3 O policial como vítima exclusiva. Há um discurso corrente entre os policiais que eles são injustiçados pelos governantes. Certamente há muito a ser feito no sentido de aprimorar a carreira policial. Mas, também é verdade que categorias inteiras de servidores públicos não recebem o tratamento devido. A de professores é uma delas. Historicamente, as manifestações dos educadores costumam ser respondidas com muita repressão e pouco diálogo. Milhares de alunos sem aula já não é mais uma situação capaz de mobilizar a sociedade e pressionar o governo. Por sua vez, a PM mostrou o quanto a paralisação de seu efetivo pode afetar uma cidade do porte de Fortaleza e influir nas decisões dos governantes. Tal manifestação de poder foi canalizada na formação de quadros políticos que atuam em defesa dos policiais. Só para ficar na mesma comparação, quem no Parlamento defende os professores com o mesmo afinco?
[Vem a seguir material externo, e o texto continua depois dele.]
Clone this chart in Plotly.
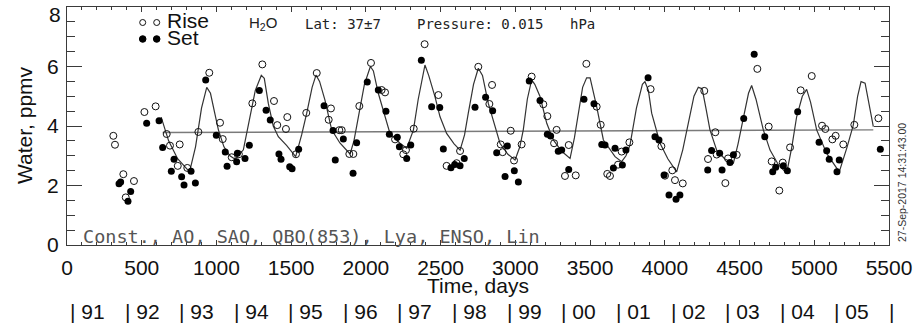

Compreender policiais e educadores como trabalhadores radicalmente distintos só reforça os corporativismos, fragilizando as lutas trabalhistas.


Se o debate sobre segurança pública não abranger nossas profundas desigualdades sociais, o acesso a direitos básicos entre a população mais carente e a valorização de todos os profissionais que atuam na linha da frente do serviço público só nos restará mesmo duas escolhas a fazer: justiça ou cemitério.